(Dataset entries)
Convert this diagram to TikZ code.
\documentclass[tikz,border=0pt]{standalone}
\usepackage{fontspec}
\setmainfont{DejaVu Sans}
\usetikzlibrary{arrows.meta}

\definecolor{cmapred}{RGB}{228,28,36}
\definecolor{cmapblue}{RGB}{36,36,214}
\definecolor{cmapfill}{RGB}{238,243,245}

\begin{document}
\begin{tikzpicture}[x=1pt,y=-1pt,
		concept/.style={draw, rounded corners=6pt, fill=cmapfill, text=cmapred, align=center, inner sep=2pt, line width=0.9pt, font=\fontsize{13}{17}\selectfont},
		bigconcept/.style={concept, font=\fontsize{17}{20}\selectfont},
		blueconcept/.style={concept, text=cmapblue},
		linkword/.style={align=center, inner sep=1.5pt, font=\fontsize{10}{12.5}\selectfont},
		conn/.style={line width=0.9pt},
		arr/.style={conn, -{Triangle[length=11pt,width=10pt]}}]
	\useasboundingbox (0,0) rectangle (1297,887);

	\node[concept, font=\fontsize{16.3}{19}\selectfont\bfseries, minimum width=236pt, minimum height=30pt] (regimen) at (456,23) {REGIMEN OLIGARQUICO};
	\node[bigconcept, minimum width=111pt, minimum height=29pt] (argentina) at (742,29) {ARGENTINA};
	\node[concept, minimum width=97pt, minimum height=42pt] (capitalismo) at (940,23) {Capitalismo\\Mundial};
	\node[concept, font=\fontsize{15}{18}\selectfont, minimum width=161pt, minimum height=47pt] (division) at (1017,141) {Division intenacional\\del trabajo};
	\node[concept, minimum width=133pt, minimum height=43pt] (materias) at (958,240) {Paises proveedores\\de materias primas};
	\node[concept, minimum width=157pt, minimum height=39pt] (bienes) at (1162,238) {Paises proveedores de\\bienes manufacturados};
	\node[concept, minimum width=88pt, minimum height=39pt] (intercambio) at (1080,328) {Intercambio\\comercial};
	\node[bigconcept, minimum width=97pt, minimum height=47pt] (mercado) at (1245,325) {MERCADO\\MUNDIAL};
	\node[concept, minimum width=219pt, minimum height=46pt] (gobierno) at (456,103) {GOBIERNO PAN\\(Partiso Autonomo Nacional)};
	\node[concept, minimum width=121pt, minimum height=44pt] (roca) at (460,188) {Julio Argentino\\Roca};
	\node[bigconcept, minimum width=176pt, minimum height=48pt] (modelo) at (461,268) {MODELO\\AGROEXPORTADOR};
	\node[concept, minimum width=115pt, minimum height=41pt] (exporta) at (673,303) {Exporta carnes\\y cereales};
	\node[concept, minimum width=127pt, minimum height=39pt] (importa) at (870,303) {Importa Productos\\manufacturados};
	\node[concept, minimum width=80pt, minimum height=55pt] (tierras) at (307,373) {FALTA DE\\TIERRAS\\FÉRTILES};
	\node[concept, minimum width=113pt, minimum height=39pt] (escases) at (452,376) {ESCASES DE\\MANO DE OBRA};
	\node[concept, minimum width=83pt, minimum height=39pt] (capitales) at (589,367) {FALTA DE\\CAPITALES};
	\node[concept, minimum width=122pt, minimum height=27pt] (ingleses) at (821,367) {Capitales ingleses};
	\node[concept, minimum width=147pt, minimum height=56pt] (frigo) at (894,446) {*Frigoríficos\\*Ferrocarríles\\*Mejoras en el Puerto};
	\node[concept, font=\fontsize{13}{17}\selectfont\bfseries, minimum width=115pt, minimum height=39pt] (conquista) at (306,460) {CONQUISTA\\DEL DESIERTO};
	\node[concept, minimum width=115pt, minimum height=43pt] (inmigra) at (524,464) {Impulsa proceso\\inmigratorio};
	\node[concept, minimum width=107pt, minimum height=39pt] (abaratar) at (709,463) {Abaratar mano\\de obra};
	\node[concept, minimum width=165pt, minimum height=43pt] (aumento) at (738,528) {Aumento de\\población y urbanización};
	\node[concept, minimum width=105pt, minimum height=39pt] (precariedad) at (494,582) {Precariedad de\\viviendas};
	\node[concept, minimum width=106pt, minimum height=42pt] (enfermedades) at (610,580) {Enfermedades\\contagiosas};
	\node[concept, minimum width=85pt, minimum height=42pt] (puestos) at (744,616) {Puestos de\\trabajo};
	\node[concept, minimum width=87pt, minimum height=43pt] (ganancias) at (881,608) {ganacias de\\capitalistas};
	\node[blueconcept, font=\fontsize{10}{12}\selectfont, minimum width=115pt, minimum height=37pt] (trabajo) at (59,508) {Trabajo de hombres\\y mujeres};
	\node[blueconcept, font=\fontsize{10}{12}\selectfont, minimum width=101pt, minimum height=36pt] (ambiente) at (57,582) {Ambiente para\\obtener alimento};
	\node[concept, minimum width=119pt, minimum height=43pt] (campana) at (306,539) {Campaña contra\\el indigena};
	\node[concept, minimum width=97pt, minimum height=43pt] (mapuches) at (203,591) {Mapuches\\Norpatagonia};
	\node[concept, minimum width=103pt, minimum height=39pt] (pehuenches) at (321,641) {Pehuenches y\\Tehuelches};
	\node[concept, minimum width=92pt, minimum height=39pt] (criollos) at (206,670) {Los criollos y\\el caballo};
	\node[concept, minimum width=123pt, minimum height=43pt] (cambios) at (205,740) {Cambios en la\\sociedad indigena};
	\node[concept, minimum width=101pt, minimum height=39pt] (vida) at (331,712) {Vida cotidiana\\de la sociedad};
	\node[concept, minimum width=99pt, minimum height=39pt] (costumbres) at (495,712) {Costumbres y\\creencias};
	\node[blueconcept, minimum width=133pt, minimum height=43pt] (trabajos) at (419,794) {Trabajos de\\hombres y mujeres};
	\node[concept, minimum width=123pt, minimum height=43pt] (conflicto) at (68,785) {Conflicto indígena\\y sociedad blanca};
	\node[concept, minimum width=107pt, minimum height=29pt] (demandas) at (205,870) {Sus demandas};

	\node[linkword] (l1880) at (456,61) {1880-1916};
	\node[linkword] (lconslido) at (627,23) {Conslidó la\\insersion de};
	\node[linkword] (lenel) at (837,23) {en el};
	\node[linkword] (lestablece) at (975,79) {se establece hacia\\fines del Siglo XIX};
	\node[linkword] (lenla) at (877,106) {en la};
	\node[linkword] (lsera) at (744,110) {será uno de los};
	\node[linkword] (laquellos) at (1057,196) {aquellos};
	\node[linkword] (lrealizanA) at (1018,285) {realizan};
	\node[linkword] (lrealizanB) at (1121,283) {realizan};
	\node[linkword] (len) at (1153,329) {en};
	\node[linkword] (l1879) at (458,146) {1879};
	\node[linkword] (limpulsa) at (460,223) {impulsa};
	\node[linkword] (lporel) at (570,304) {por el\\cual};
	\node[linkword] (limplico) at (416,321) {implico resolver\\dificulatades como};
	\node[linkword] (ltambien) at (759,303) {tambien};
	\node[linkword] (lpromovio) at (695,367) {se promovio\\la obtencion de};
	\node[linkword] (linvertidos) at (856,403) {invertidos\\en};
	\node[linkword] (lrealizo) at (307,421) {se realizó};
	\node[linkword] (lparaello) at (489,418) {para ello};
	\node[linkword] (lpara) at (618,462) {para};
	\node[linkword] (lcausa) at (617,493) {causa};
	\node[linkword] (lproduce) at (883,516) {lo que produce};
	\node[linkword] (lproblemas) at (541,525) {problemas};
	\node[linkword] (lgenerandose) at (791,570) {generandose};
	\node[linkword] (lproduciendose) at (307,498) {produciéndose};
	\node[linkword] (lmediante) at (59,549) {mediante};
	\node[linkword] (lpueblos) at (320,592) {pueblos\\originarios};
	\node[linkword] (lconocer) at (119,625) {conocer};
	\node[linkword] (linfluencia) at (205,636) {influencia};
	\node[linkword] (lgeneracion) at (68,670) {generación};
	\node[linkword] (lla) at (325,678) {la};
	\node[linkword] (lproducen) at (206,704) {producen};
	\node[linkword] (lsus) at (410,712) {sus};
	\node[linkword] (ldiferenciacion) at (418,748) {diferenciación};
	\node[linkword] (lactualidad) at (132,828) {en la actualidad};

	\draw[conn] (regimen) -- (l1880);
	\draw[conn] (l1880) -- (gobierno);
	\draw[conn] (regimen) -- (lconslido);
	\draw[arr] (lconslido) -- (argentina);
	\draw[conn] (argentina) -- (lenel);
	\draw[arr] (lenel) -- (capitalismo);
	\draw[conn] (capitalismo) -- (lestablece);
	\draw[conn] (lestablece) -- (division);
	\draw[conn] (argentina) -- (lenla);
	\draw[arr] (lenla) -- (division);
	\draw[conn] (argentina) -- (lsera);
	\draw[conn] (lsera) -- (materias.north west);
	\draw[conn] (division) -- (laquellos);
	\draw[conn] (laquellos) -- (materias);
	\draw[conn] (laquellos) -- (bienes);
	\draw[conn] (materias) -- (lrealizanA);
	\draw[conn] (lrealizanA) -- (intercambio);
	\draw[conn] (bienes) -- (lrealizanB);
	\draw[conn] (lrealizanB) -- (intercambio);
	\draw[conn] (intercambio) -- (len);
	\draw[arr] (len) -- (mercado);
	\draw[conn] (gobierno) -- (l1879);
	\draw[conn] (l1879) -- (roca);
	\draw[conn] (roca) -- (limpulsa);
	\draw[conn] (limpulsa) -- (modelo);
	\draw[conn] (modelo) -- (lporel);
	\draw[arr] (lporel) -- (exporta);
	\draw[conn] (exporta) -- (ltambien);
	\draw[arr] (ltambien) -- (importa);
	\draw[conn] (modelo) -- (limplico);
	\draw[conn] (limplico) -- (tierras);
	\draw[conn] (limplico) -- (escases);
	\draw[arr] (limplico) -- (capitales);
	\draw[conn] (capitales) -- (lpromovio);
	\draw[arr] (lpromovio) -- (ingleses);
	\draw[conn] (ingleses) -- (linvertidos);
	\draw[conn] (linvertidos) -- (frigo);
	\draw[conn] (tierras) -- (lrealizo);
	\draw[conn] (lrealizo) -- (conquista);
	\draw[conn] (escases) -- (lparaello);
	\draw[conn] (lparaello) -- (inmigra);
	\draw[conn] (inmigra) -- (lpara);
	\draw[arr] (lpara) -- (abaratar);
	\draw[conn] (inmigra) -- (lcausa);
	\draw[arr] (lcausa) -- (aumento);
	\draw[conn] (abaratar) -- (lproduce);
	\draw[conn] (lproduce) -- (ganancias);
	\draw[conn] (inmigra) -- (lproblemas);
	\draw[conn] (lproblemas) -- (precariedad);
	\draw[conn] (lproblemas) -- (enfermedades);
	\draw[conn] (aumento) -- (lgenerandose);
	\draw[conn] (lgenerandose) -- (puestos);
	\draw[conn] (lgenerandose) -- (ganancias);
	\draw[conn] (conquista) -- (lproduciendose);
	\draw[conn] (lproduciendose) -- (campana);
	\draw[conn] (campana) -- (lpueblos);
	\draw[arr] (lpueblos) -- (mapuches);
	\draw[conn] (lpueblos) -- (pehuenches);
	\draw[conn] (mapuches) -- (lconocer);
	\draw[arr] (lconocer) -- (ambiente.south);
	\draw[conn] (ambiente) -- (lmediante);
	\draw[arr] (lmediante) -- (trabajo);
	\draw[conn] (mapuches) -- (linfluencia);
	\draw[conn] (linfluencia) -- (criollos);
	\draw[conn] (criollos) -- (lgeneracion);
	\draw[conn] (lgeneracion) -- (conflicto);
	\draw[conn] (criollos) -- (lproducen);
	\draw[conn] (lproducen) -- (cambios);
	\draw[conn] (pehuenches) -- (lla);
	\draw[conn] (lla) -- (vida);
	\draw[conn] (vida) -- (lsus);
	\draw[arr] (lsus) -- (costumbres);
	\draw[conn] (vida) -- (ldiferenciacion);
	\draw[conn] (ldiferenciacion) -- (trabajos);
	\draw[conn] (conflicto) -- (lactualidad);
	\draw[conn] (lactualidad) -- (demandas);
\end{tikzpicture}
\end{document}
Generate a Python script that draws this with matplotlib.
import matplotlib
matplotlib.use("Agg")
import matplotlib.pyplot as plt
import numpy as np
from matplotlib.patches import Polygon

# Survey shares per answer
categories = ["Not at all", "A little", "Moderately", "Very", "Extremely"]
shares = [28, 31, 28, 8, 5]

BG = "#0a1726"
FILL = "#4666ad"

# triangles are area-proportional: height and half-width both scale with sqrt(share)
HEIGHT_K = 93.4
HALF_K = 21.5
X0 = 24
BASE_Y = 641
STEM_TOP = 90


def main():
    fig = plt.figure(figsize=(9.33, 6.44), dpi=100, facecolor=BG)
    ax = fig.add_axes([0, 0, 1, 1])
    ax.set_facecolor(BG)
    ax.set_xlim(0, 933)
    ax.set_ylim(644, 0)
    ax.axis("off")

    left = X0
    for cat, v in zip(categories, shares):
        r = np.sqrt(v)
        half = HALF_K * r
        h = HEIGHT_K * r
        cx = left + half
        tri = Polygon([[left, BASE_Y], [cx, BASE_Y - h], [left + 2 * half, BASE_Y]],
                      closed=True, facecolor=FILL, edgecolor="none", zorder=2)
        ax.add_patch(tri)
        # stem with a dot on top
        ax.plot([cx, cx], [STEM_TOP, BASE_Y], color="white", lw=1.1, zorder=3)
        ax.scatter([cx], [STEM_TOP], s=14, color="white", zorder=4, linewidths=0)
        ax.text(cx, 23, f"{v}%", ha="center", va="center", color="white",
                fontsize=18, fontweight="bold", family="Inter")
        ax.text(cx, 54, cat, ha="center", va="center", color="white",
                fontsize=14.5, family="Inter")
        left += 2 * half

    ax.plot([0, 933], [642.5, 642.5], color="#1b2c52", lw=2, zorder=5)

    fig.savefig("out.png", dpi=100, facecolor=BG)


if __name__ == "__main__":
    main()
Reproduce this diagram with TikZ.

• _Goal_: Extract every line above containing the word "diagram".

• _Result_:
Convert this diagram to TikZ code.
Reproduce this diagram with TikZ.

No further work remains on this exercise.